▸ Data provided

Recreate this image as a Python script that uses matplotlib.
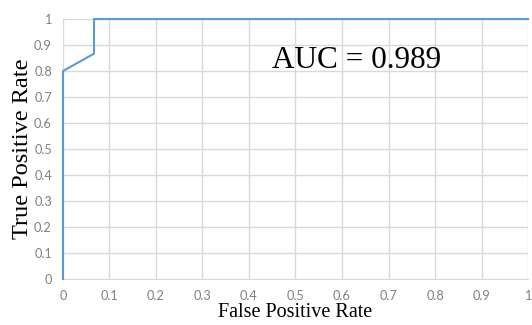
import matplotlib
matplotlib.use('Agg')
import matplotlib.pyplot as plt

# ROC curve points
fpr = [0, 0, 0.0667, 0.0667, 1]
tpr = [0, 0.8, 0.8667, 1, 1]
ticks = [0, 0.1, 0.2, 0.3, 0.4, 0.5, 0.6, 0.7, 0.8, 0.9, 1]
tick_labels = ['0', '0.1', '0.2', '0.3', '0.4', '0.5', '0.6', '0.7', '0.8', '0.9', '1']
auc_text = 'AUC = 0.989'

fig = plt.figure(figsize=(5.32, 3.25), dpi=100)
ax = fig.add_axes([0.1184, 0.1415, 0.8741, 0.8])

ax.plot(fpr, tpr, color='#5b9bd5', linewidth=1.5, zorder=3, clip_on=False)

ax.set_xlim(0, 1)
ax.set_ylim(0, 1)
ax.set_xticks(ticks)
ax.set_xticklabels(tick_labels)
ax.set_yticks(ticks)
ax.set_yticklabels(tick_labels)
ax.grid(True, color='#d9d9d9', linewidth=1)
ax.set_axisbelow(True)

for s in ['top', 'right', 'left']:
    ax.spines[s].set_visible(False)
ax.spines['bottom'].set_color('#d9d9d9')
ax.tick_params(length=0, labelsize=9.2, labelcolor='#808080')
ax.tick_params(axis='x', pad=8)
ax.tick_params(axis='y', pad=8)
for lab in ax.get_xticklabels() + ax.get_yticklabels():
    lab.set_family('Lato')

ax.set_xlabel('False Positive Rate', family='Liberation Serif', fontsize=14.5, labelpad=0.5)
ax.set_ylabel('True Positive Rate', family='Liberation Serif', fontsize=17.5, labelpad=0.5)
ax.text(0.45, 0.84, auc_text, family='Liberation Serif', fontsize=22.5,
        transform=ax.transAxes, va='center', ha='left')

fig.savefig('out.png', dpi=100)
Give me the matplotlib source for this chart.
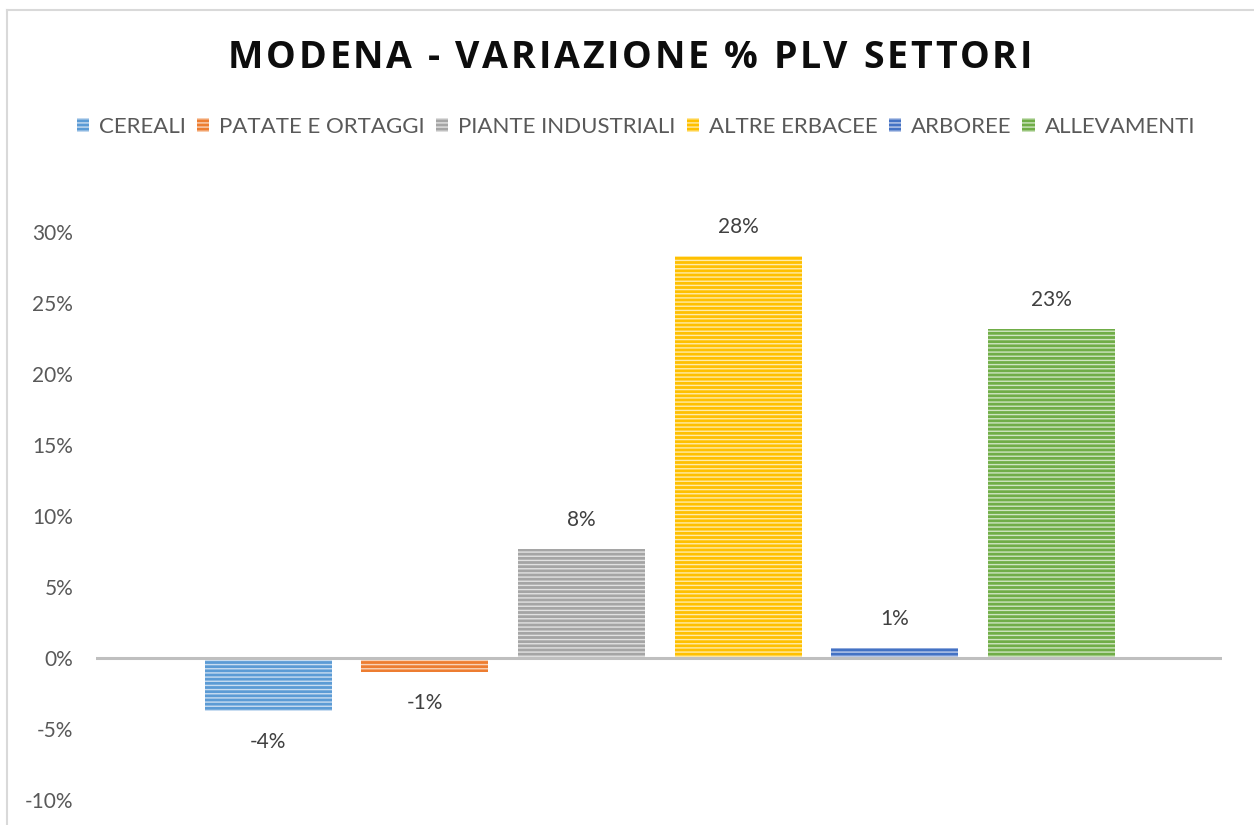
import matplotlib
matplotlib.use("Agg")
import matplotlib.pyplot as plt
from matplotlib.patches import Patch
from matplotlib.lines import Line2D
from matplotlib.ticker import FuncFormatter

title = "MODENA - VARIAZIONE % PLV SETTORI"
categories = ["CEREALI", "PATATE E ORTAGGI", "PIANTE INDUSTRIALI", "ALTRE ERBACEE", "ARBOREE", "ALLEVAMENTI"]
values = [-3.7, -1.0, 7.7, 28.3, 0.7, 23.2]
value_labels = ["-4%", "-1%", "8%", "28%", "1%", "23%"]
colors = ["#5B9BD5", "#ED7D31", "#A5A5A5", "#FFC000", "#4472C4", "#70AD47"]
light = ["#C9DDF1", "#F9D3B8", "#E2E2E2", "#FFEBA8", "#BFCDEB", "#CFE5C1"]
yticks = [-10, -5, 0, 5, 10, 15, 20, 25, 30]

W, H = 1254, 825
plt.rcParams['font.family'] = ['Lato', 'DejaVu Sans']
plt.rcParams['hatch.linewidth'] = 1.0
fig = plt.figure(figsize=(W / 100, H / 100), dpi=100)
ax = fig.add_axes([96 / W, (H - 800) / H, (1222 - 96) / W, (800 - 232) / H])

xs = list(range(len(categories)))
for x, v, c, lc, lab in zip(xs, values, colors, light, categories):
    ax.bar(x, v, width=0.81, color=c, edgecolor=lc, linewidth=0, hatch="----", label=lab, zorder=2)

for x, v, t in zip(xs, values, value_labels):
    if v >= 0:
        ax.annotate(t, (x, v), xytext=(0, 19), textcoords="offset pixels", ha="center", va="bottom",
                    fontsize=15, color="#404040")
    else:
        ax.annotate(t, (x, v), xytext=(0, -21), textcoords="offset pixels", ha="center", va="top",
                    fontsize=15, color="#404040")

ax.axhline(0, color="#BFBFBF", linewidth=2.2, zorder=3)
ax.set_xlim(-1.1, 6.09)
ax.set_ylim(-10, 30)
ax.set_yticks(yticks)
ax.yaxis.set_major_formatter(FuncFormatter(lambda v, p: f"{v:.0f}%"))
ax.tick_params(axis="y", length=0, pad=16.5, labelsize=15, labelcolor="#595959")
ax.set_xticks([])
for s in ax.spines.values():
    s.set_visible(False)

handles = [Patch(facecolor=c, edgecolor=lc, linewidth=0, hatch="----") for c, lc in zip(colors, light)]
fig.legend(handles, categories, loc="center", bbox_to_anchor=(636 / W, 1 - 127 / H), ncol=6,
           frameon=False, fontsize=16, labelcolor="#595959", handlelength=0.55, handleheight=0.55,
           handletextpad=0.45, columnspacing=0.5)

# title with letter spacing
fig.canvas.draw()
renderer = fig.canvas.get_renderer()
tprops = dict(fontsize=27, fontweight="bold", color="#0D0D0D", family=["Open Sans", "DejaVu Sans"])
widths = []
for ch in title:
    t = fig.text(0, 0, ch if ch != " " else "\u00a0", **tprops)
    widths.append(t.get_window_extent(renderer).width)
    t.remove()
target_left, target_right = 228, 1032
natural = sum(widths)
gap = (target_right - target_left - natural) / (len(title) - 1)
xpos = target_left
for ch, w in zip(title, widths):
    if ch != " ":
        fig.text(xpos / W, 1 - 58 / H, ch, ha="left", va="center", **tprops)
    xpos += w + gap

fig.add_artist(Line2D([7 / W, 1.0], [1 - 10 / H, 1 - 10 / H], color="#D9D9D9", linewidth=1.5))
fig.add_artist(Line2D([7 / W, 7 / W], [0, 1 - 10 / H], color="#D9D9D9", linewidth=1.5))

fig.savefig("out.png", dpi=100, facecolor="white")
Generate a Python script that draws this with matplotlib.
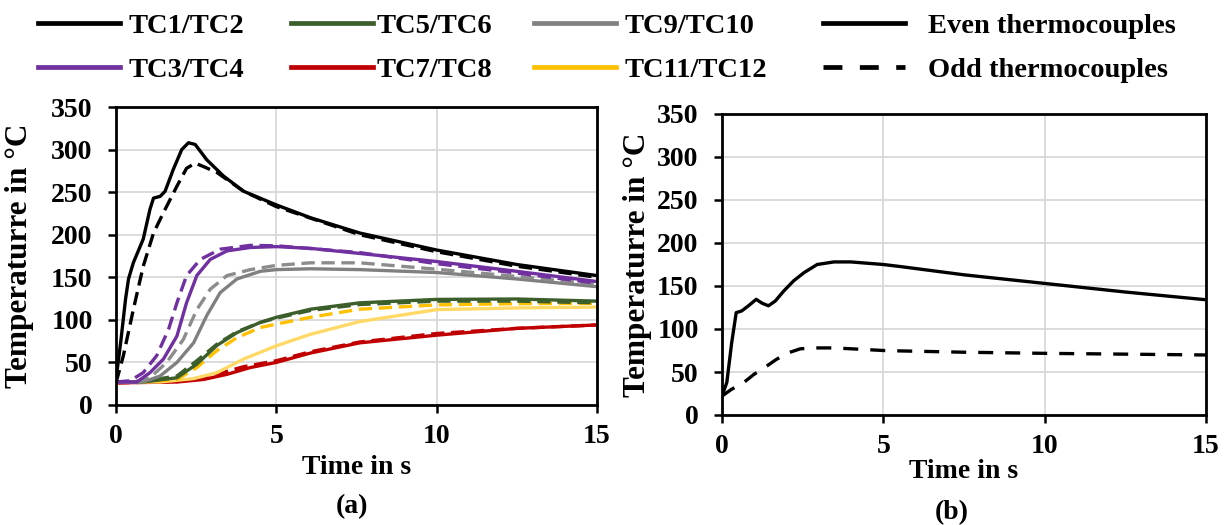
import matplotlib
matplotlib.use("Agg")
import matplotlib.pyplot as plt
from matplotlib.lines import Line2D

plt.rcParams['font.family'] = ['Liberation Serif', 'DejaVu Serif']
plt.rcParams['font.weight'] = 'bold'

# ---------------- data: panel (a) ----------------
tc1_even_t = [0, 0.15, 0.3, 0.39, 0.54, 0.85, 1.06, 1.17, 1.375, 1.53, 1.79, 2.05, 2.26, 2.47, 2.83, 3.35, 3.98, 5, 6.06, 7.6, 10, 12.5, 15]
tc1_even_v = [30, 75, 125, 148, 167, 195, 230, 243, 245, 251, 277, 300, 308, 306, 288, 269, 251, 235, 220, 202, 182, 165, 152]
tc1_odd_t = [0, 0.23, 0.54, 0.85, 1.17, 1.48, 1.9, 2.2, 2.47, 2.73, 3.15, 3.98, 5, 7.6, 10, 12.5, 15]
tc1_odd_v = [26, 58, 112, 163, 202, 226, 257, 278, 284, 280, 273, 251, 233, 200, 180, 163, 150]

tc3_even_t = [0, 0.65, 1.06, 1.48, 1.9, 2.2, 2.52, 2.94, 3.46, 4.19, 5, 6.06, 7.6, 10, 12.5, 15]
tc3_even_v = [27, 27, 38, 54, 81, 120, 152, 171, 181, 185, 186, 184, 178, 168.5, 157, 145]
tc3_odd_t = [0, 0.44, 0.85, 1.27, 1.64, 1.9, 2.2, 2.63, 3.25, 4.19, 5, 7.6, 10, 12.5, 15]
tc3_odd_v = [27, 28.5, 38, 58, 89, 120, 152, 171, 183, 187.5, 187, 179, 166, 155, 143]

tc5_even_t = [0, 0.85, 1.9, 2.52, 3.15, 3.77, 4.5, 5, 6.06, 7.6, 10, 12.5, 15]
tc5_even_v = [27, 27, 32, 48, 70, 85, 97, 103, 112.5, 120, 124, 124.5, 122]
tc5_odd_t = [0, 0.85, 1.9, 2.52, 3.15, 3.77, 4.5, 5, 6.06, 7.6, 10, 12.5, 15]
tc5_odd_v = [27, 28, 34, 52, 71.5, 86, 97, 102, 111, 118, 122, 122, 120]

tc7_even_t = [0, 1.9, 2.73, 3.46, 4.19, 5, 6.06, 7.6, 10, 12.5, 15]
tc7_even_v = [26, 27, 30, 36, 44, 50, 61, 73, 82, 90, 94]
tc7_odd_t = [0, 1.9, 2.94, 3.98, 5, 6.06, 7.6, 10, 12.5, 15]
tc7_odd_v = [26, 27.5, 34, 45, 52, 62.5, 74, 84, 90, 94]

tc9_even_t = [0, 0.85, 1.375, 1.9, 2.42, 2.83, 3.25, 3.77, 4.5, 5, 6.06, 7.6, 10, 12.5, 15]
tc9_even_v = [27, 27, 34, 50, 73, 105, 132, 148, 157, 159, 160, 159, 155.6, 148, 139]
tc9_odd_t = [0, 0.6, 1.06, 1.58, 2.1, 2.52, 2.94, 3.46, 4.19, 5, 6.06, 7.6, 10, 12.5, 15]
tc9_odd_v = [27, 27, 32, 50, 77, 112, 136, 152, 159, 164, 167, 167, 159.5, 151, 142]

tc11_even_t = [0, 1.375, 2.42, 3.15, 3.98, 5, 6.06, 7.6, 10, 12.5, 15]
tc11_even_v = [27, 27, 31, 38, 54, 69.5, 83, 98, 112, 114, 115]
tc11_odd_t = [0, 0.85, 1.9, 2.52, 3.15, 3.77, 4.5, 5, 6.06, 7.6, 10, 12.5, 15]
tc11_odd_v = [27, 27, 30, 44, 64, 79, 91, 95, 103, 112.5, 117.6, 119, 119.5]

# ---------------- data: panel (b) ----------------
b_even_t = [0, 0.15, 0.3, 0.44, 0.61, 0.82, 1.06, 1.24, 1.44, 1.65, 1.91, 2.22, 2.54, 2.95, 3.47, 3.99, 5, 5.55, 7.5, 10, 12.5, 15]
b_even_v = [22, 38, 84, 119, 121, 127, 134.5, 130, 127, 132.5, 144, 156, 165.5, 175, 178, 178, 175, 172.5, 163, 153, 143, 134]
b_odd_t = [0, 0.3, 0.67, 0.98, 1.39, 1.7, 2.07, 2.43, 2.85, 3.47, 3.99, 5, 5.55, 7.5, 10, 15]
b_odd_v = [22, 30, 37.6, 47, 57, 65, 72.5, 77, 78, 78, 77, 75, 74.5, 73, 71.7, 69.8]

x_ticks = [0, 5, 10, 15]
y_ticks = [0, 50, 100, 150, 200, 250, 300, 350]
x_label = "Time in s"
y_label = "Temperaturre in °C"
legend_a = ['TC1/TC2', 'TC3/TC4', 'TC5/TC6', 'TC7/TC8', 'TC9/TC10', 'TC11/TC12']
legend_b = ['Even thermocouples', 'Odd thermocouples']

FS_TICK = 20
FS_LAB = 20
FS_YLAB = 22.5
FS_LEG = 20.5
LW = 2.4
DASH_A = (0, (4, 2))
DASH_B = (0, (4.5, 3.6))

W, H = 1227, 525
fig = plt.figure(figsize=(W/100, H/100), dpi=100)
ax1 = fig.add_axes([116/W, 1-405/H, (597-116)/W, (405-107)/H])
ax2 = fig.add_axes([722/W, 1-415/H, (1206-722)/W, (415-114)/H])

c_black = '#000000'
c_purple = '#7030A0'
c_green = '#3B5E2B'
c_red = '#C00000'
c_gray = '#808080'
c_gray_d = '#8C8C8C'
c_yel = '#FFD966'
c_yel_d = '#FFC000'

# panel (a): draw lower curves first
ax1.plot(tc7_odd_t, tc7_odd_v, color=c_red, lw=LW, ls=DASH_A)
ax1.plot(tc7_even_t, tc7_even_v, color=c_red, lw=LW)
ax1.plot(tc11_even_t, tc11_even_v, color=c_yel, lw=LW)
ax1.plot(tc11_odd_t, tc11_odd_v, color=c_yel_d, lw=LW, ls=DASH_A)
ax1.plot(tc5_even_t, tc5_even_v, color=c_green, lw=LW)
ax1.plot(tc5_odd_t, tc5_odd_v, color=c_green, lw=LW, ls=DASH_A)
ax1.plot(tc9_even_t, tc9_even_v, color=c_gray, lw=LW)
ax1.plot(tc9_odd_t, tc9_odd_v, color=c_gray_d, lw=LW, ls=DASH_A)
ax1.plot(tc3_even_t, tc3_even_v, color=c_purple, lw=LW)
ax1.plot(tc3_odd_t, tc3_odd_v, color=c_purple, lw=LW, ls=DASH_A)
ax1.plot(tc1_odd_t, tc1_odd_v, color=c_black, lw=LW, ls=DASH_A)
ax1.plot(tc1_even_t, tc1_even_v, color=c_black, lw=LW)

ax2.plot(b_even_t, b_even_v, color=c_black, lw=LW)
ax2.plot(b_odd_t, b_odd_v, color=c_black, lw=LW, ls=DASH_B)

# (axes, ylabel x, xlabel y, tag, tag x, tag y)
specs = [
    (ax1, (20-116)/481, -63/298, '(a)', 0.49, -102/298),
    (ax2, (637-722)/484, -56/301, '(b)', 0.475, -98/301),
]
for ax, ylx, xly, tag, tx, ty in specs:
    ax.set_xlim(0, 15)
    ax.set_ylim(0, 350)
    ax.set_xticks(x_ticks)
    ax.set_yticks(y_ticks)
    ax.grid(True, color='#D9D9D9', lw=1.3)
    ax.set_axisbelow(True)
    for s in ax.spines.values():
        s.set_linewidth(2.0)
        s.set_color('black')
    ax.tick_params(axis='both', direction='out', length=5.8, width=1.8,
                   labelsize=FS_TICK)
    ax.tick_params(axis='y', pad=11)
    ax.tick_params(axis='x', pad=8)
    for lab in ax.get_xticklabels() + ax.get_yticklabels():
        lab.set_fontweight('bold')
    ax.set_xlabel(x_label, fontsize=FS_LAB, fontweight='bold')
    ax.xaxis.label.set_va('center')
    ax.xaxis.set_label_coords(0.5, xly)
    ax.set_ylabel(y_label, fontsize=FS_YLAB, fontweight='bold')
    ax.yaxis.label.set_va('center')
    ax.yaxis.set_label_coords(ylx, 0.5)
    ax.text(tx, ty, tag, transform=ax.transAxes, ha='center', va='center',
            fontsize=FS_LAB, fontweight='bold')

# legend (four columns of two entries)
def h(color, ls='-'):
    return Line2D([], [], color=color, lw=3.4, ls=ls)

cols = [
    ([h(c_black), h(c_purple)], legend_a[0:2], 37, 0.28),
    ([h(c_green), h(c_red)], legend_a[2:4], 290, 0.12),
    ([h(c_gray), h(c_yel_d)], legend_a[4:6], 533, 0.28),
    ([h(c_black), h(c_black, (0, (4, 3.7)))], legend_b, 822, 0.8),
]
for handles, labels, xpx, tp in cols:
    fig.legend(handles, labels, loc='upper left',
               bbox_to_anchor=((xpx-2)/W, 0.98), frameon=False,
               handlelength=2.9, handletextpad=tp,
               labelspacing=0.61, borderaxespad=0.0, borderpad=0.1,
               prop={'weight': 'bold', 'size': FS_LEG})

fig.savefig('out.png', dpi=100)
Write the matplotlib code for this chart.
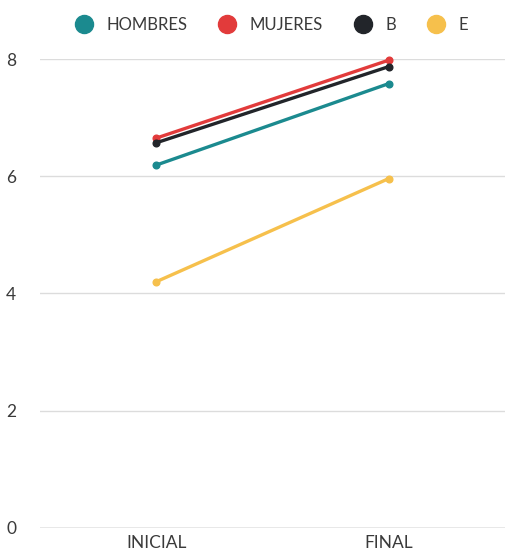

▸ Exercise
Write out the lines beginning with the one that contains "Give me the matplotlib source for this chart." and ending with the one that contains "from matplotlib.ticker import FuncFormatter", exactly as given. Leave pictures out.

▸ Solution
Give me the matplotlib source for this chart.
import matplotlib
matplotlib.use("Agg")
import matplotlib.pyplot as plt
from matplotlib.patches import Patch
from matplotlib.lines import Line2D
from matplotlib.ticker import FuncFormatter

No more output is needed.